Photo credit: Shutterstock

For the last 10 years, freight railroads and their regulators have emphasized the safety benefits of Positive Train Control (PTC). But with the technology getting closer to being up and running on every freight track mile required by federal mandate, the nation’s big railroads are starting to consider how PTC may help them make better use of their assets.

All 41 freight and passenger railroads required to install PTC – technology that automatically slows or stops a train before a potential accident – either met the December 31, 2018 federal deadline for full implementation or qualified for an additional two years to get there.

According to a February 15 status update from the Federal Railroad Administration, PTC is operational on 83 percent of freight railroad route mileage and 30 percent of passenger route miles subject to the regulation.
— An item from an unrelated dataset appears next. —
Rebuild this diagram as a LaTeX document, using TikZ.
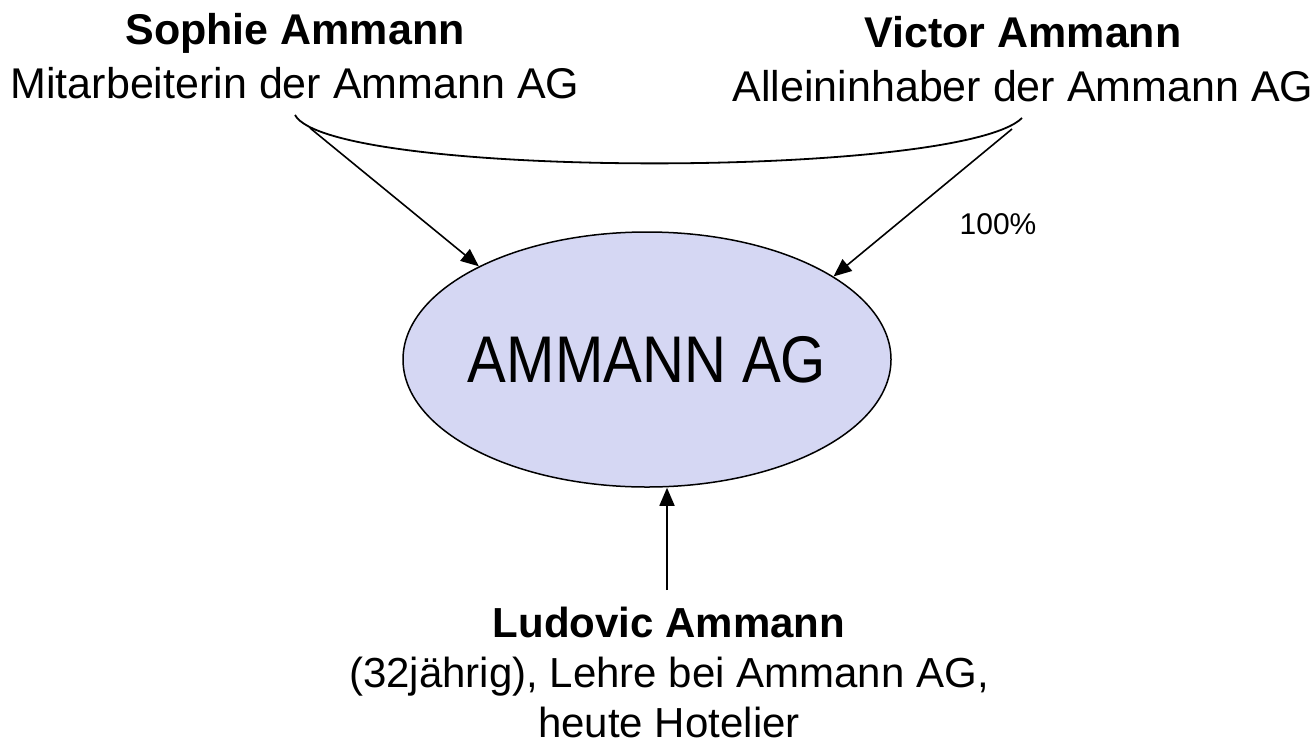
\documentclass[tikz,border=0pt]{standalone}
\usepackage{fontspec}
\setmainfont{Liberation Sans}
\usetikzlibrary{shapes.geometric,arrows.meta}
\definecolor{ellfill}{RGB}{213,215,243}
\begin{document}
\begin{tikzpicture}[x=1pt,y=-1pt,
  lbl/.style={align=center,font=\fontsize{43}{54}\selectfont,inner sep=0pt},
  conn/.style={line width=1.6pt,-{Triangle[length=18pt,width=15pt]}},
  link/.style={line width=1.8pt}
  ]
\useasboundingbox (0,0) rectangle (1313,747);
\node[ellipse,draw,line width=1.5pt,fill=ellfill,minimum width=488pt,minimum height=255pt,inner sep=0pt] (ag) at (647,359.5) {};
\node[inner sep=0pt,font=\fontsize{66}{70}\selectfont,xscale=0.88] (agtext) at (ag.center) {AMMANN AG};
\node[lbl] (sophie) at (295,56) {\textbf{Sophie Ammann}\\Mitarbeiterin der Ammann AG};
\node[lbl] (victor) at (1023,59) {\textbf{Victor Ammann}\\Alleininhaber der Ammann AG};
\node[lbl,font=\fontsize{42}{50}\selectfont] (ludovic) at (669,672) {\textbf{Ludovic Ammann}\\(32jährig), Lehre bei Ammann AG,\\heute Hotelier};
\node[inner sep=0pt,font=\fontsize{30}{36}\selectfont] (pct) at (998,224) {100\%};
\coordinate (sL) at (295,115);
\coordinate (sR) at (1022,118);
\coordinate (aL) at (310,128);
\coordinate (aR) at (1012,129);
\coordinate (lb) at (667,590);
\draw[link] (sL) .. controls (330,179) and (960,179) .. (sR);
\draw[conn] (aL) -- (ag.151.3);
\draw[conn] (aR) -- (ag.24.4);
\draw[conn] (lb) -- (lb |- ag.south);
\end{tikzpicture}
\end{document}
The two key remaining steps prior to full implementation on the freight side include system testing on the remaining 17 percent of track and ensuring interoperability among connecting railroads.

“PTC will save lives, protect property and make America’s vast rail network considerably safer,” said U.S. Secretary of Transportation Elaine Chao last week. “That’s why it’s so important that all 41 railroads meet the Congressionally mandated deadline.”

The railroads also have long stressed the importance of investing in capacity to be in better position to compete with other railroads and with trucks for shippers’ freight. There are some indications, however, that capacity improvement is eluding the railroads despite those investments. That’s where PTC might be able to help.

“When the railroads were looking at PTC 15 years ago, they were looking at it from a business perspective” in addition to safety, said Michael Rush, vice president of safety and operations at the Association of American Railroads (AAR), at a recent media briefing. “Now that the safety work is well underway, they’re beginning again to look at the potential business benefits.”

Rush said there are certain corridors where the railroads may be able to make use of PTC technology to increase traffic, such as areas that incorporate a moving-block (versus a fixed-block) system. This would allow more trains to safely operate along segments within these corridors “so there is an ability potentially to make more intensive use of our infrastructure to handle more traffic,” he said.

A study conducted in 2004 for the Federal Railroad Administration found that because PTC would allow the railroads to increase average car velocity across their networks, they would be able offer the same service with fewer locomotives and cars. It estimated annual economic benefits to both railroads and shippers reaching into the billions of dollars, including railroad fuel savings ranging from $56 million to $130 million per year.

While improving safety continues to be the main focus of PTC from a regulator’s perspective – PTC rollout is among the National Transportation Safety Board’s “Most Wanted” list – it’s likely to be used increasingly as a competitive advantage to squeeze more capacity out of the network. Capacity gains are also an objective behind precision railroading, an operating philosophy adopted by all the major freight railroads over the last several years.

“There have also been enormous increases in freight network capacity over the last 20 years simply because of investments” made by the railroads into their own systems, contends John Gray, AAR’s vice president for policy and economics. “There are lines handling well over 100 million tons today that couldn’t have done half that amount 20 years ago simply because the capacity hadn’t been built.”